I therefore present these verbatim excerpts from the textbook (“Virginia: History, Government, Geography” by Francis Butler Simkins and others), shared with me by Hamilton College historian Ty Seidule, author of “Robert E. Lee and Me: A Southerner’s Reckoning with the Myth of the Lost Cause.” Let’s call it “Glenn Youngkin’s No-Guilt History of Virginia for Fragile White People.”

“A feeling of strong affection existed between masters and slaves in a majority of Virginia homes. … It was to [the master’s] own interest to keep his slaves contented and in good health. If he treated them well, he could win their loyalty and cooperation. … The intelligent master found it profitable to discover and develop the talents and abilities of each slave. … The more progressive planters tried to promote loyalty and love of work by gifts and awards.”

“Many Negroes were taught to read and write. Many of them were allowed to meet in groups for preaching, for funerals, and for singing and dancing. They went visiting at night and sometimes owned guns. … Most of them were treated with kindness.”

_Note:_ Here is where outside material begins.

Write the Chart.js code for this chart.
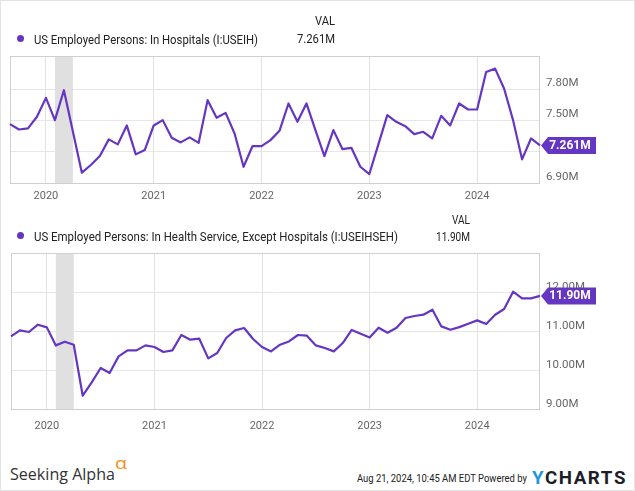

“The tasks of each [house slave] were light. … They learned much about the finer things of life. The house servants took a great deal of pride in their comfortable positions. …The field hands … were given a rest period at noon, usually from one to three hours. Those who were too old or too sick to work in the fields were not forced to do so. … The ‘task system’ … gave them free hours after they finished their daily tasks. … The planter often kept a close eye upon [the overseer] to see that the slaves were not overworked or badly treated.”

“Each slave was given a weekly ration consisting of three or four pounds of pork and plenty of corn meal and molasses. To this food were added the vegetables, fruits, hogs and chickens which the slaves were allowed to raise for themselves. … When a slave was sick, tempting food was often carried to him from the master’s table. … At [Christmas,] extra rations and presents were given the slaves.”

“Male field hands received each year two summer suits, two winter suits, a straw hat, a wool hat, and two pairs of shoes. … Often the members of the master’s family would hand down to their favorite slaves clothing which they no longer needed. … [The slaves] loved finery.”

“Every effort was made to protect the health of the slaves. … It was the duty of all mistresses to give sick slaves the same care they gave their own children.”

“The house servants became almost as much a part of the planter’s family circle as its white members. … A strong tie existed between slave and master because each was dependent on the other. … The regard that master and slaves had for each other made plantation life happy and prosperous.”

"[The slaves] liked Virginia food, Virginia climate, and Virginia ways of living. Those Negroes who went to Liberia … were homesick. Many longed to get back to the plantations. … It must be remembered that Virginia was a home as much beloved by most of its Negroes as by its white people. Negroes did not wish to leave their old masters.”

“Life among the Negroes of Virginia in slavery times was generally happy. The Negroes went about in a cheerful manner making a living for themselves and for those for whom they worked. … They were not worried by the furious arguments going on between Northerners and Southerners over what should be done with them. … The negroes remained loyal to their white mistresses even after President Lincoln promised in his Emancipation Proclamation that the slaves would be freed.”

There you have it. Historically wrong and morally bankrupt — but for tender White minds, discomfort-free.